- Problem statement
Among the entries below, copy only the span from the line containing "Reproduce this chart with Plotly." through the line containing "import plotly.graph_objects as go". Do so exactly, and skip the pictures.

- Records for this task
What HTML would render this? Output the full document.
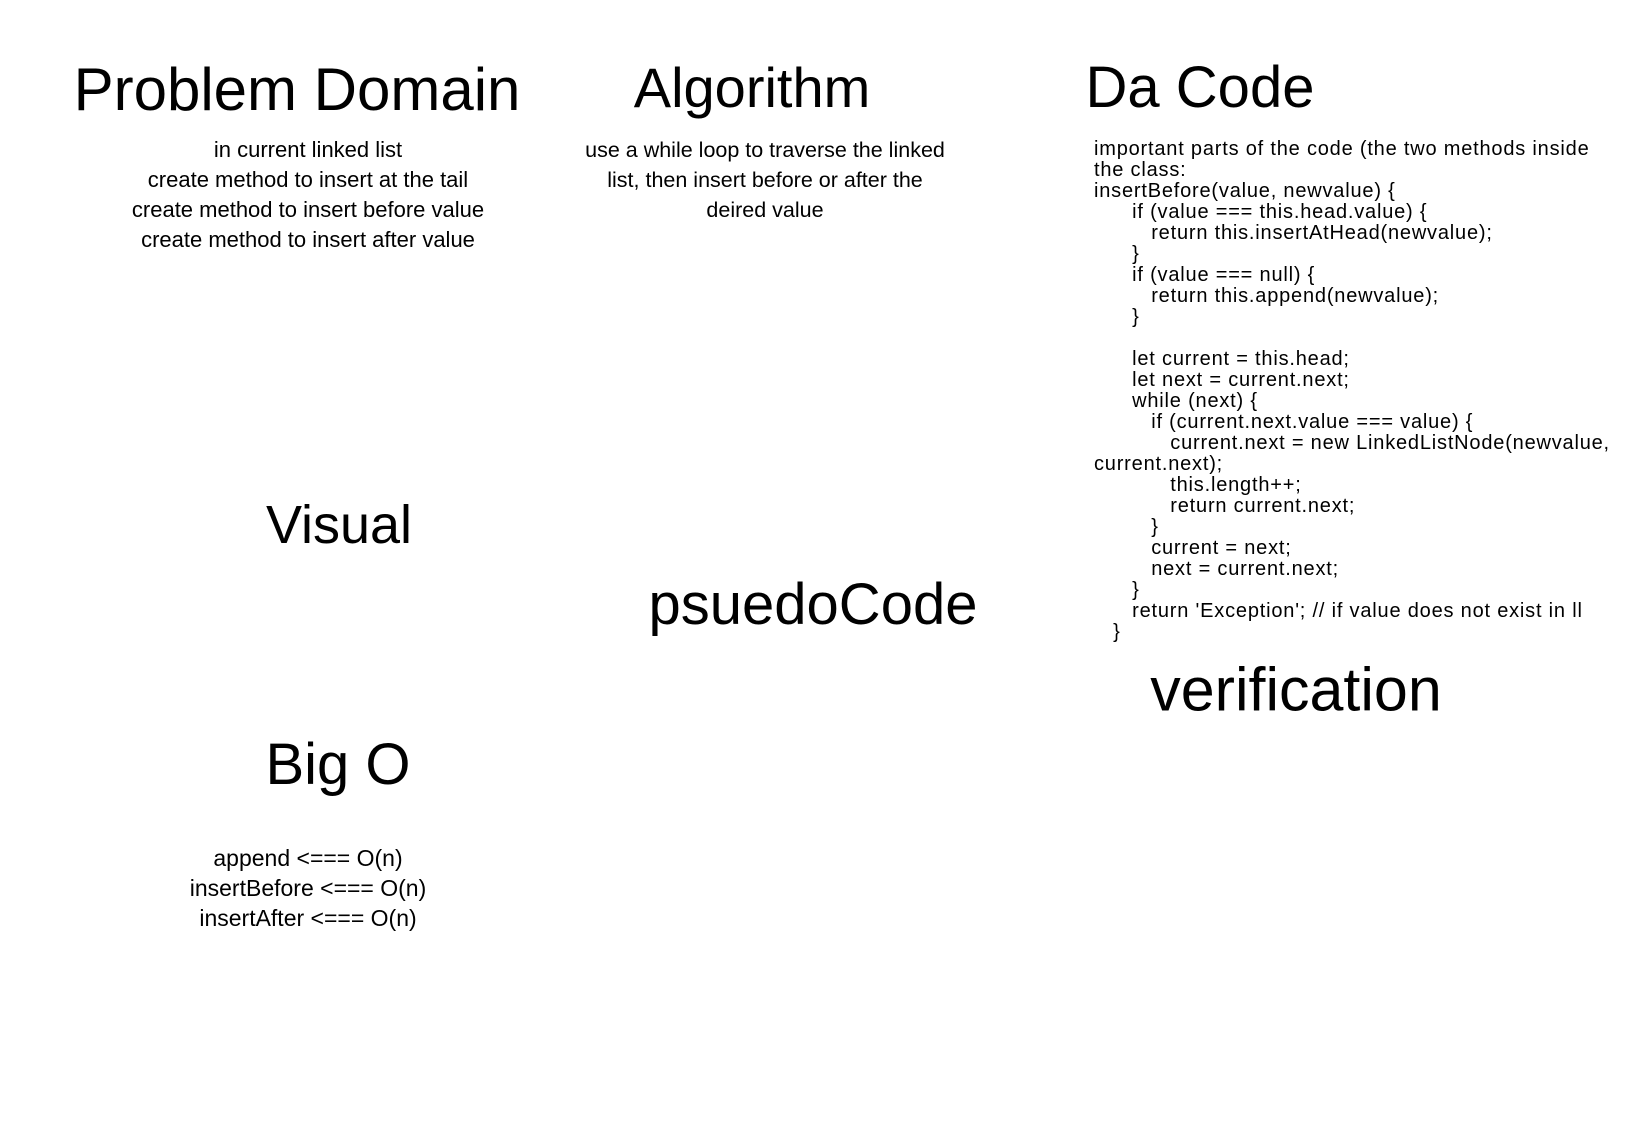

---

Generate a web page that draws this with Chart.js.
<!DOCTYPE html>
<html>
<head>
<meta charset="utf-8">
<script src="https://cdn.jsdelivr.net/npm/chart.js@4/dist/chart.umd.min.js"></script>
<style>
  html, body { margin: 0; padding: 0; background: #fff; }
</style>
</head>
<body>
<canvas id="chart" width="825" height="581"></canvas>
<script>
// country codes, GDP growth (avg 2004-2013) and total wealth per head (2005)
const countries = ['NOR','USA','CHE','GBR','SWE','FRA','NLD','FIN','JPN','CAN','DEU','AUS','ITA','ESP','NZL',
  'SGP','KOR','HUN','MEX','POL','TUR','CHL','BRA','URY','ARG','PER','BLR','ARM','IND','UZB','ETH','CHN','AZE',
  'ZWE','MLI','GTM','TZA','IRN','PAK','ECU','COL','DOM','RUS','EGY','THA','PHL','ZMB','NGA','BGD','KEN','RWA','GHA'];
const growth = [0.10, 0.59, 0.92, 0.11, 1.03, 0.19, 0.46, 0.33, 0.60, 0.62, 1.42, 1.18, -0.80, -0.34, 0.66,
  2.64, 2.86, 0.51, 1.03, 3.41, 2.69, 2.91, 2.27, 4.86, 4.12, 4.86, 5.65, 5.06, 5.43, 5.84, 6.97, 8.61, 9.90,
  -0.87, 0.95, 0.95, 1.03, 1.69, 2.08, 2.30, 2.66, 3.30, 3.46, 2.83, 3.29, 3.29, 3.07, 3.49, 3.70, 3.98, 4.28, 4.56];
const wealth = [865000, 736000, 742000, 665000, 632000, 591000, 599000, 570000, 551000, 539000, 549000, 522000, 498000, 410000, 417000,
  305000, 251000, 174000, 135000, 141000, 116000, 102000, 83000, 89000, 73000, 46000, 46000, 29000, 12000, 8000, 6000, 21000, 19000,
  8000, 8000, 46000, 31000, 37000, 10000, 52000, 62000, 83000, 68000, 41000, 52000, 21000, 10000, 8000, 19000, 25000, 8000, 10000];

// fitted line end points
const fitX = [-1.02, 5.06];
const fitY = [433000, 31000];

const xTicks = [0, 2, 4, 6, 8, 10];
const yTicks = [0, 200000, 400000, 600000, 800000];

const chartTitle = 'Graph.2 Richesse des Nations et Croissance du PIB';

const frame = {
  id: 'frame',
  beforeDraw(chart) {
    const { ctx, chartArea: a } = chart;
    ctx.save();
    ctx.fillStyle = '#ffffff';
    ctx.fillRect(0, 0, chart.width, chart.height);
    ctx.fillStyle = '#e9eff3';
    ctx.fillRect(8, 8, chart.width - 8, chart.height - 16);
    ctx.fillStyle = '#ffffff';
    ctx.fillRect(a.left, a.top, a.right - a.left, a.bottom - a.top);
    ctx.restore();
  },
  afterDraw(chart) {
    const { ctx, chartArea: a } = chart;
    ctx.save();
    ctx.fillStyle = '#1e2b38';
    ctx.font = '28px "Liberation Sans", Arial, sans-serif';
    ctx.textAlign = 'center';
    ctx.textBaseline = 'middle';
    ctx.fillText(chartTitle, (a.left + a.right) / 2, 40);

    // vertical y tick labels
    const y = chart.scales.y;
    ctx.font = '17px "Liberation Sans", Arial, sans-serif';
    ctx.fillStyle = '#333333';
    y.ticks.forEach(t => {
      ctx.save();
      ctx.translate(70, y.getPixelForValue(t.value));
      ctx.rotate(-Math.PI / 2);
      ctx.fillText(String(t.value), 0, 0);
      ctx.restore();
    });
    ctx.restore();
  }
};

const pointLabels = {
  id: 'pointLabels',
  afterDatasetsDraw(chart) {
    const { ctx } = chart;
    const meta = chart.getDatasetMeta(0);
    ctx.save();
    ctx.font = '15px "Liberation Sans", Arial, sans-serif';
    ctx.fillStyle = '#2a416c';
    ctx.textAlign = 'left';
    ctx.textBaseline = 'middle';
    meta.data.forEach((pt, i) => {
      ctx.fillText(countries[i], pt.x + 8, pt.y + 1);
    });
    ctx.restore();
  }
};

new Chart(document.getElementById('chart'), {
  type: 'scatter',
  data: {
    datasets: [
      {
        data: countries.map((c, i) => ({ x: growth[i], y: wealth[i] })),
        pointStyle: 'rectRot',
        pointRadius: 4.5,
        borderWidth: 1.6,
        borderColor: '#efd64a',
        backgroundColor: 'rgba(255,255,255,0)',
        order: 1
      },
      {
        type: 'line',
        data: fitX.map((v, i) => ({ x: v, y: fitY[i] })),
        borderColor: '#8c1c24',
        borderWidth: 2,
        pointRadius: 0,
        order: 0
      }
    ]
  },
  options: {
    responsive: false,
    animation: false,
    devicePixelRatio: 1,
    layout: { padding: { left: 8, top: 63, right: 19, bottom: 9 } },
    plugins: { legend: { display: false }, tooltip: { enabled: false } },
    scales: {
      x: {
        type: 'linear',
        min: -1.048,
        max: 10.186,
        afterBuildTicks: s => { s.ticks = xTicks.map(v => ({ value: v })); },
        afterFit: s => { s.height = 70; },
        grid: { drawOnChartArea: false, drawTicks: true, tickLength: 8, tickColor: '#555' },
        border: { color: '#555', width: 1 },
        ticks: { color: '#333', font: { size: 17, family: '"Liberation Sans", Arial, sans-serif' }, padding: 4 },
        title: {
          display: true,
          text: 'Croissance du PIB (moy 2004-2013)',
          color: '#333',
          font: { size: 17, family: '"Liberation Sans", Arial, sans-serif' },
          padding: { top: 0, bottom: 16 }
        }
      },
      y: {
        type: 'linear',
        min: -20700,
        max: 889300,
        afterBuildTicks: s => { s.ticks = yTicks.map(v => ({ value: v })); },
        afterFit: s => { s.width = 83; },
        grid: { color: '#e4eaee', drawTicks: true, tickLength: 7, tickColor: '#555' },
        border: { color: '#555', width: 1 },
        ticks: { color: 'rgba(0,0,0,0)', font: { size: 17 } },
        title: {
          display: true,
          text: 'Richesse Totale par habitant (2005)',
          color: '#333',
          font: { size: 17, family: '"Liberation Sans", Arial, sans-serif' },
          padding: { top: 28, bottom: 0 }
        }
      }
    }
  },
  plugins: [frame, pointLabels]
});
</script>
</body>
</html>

---

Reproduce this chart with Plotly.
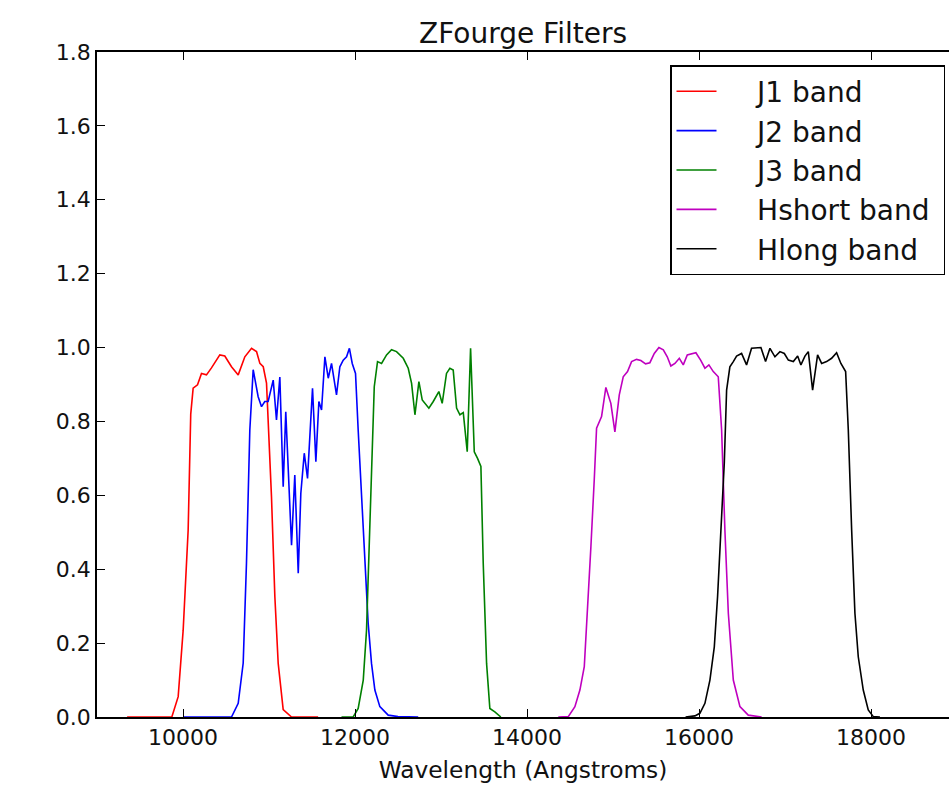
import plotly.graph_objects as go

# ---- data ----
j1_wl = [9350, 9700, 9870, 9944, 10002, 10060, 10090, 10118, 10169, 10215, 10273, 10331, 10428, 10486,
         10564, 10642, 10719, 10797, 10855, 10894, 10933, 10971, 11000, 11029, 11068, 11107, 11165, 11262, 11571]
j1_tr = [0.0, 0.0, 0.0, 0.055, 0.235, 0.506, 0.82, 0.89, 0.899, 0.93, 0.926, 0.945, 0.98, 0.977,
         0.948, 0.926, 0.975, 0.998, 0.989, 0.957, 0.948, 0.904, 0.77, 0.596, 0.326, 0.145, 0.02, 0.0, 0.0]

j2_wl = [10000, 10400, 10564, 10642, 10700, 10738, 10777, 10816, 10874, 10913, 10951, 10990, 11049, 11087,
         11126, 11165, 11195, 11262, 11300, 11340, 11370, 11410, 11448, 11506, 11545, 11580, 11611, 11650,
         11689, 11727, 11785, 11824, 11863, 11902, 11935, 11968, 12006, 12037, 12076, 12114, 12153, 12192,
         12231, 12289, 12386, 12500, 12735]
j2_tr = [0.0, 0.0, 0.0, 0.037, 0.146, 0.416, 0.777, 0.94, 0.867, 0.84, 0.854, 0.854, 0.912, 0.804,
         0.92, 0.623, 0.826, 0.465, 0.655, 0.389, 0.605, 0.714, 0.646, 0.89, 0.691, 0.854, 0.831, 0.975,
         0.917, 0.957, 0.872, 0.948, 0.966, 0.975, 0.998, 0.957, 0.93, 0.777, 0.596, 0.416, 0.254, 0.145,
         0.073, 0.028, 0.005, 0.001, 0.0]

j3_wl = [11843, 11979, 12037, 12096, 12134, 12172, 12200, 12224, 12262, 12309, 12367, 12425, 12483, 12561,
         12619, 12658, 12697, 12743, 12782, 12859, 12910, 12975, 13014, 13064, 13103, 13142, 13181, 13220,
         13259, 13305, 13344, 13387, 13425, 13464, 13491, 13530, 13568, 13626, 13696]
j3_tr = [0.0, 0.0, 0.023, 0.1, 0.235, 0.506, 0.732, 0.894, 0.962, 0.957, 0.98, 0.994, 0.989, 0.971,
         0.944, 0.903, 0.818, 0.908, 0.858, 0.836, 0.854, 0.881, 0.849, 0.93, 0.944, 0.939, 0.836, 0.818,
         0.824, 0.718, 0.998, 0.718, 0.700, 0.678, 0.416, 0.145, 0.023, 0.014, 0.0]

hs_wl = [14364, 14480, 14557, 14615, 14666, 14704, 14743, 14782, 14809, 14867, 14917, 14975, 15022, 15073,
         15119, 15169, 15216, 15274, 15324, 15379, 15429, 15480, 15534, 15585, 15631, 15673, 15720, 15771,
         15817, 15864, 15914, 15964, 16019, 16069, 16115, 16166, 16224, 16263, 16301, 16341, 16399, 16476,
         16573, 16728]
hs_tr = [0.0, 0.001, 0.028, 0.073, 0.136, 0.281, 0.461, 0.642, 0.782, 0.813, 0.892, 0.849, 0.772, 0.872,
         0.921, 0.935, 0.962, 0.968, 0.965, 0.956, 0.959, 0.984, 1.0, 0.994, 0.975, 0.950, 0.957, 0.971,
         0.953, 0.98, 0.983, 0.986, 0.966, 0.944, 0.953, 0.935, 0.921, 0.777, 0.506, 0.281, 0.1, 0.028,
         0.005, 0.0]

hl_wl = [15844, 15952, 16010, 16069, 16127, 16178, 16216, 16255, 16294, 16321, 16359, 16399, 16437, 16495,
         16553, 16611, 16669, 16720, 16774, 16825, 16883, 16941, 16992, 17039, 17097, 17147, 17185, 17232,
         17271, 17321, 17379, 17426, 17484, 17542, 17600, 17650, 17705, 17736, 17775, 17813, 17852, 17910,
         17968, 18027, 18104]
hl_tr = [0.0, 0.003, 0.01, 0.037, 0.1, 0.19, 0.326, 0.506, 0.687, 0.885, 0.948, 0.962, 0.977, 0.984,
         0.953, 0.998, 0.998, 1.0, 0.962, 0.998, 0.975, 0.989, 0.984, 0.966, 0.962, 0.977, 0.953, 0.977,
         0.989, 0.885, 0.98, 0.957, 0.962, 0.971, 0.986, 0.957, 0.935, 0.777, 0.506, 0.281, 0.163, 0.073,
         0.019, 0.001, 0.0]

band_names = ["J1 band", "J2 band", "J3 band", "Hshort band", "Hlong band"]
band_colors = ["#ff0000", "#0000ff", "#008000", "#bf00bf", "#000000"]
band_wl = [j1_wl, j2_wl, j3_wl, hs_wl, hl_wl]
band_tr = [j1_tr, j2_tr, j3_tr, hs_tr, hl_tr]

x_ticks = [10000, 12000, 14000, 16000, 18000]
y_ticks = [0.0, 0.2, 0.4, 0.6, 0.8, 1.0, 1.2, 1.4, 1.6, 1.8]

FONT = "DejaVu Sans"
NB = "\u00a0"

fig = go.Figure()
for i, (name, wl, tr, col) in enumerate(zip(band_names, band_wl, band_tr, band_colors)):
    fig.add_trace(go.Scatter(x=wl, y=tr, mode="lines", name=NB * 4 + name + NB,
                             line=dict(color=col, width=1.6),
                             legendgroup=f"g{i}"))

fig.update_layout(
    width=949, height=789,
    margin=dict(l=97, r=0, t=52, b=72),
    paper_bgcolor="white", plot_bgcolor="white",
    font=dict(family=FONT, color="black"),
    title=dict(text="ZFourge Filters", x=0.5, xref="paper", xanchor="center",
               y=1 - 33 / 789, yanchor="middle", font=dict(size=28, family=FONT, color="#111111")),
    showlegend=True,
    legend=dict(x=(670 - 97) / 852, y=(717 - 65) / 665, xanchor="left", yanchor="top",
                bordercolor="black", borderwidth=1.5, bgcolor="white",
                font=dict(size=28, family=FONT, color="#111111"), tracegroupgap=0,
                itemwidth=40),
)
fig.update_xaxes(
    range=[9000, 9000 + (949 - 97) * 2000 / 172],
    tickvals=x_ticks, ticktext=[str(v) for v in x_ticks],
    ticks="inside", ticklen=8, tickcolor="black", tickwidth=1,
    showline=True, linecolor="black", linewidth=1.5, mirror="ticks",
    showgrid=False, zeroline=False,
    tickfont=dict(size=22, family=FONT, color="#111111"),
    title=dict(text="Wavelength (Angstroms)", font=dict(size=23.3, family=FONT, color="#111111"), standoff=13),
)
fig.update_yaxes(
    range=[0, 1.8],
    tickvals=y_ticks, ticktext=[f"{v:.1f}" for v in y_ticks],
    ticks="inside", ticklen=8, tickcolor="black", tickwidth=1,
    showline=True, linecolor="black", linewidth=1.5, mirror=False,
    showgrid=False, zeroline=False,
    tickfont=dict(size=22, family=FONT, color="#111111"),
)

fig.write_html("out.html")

- Response for this exercise
Reproduce this chart with Plotly.
import plotly.graph_objects as go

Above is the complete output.